Standing in Tadasana, the beautiful mountain, teaches me the power of surrender and allowing. The mountain is so powerful in its stillness and silence. It does not need to force or push. It does not need to hustle or control. It needs only to be.
Ask yourself: How can I practice surrender?
3. If your body wants to move, let it move
As the spring turned to summer and the summer faded into fall, I realised this was the longest I had ever been without practicing yoga. My bones felt it. My muscles felt it. But most of all I felt it in my heart. It felt like I was carrying a heavy bag of emotions across my shoulders. After I gave birth to my second daughter, I slowly started to re-introduce some movements, I did some light stretching and I started receiving weekly massages. As my muscles started to re-awaken I found myself yearning for a new kind of movement.
When I was a child I was a ballerina. I fell in love with ballet the first time I stepped into the dance studio. The soft, elegant movements have such a sweet place in my heart. During the pandemic, I suddenly found myself wanting to do a pas de bourrée in my kitchen. So I indulged in new movements. I listened to my body and let it move the way it wanted to move.
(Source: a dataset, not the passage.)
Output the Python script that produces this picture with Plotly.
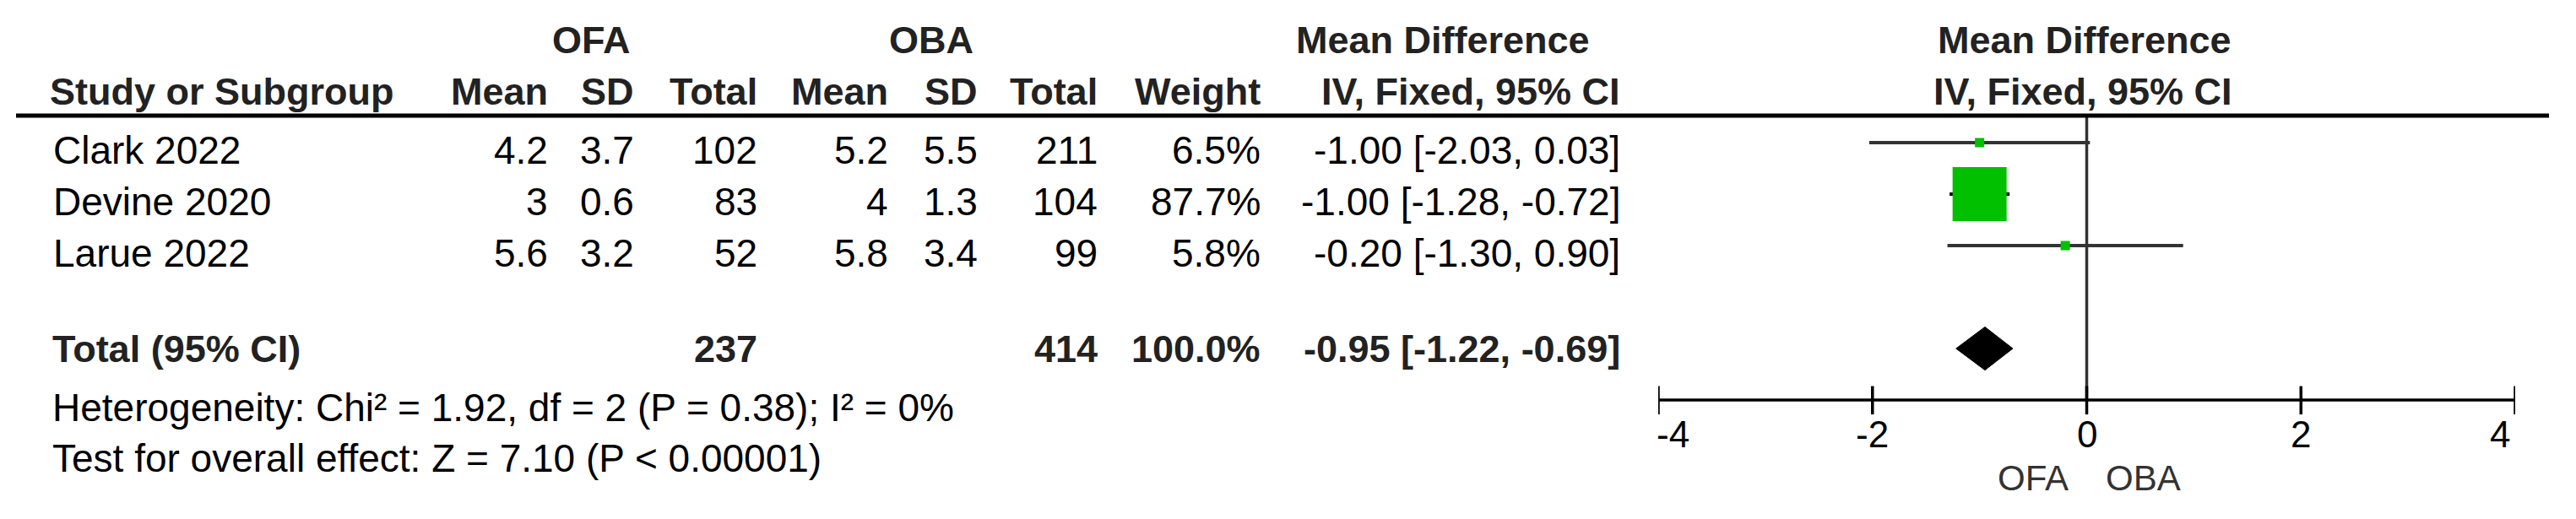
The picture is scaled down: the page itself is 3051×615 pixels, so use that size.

Sometimes I would go outside with my daughters and we would just turn on music and bounce around. Other times I found myself wanting to do movement more like Tai Chi and Qi Gong, practices I have never studied before. Still, I just allowed myself to move however I needed to move.
Then, one day, I walked down the hallway and from the corner of my eye I spotted my old yoga mat. I stared at it for a while like you stare at a long-lost friend, smiling as I knew it was calling my name. I knew at that moment it was time to get back on the mat.
But I am so grateful for the year I spent standing still.
Ask yourself: How does my body want me to move?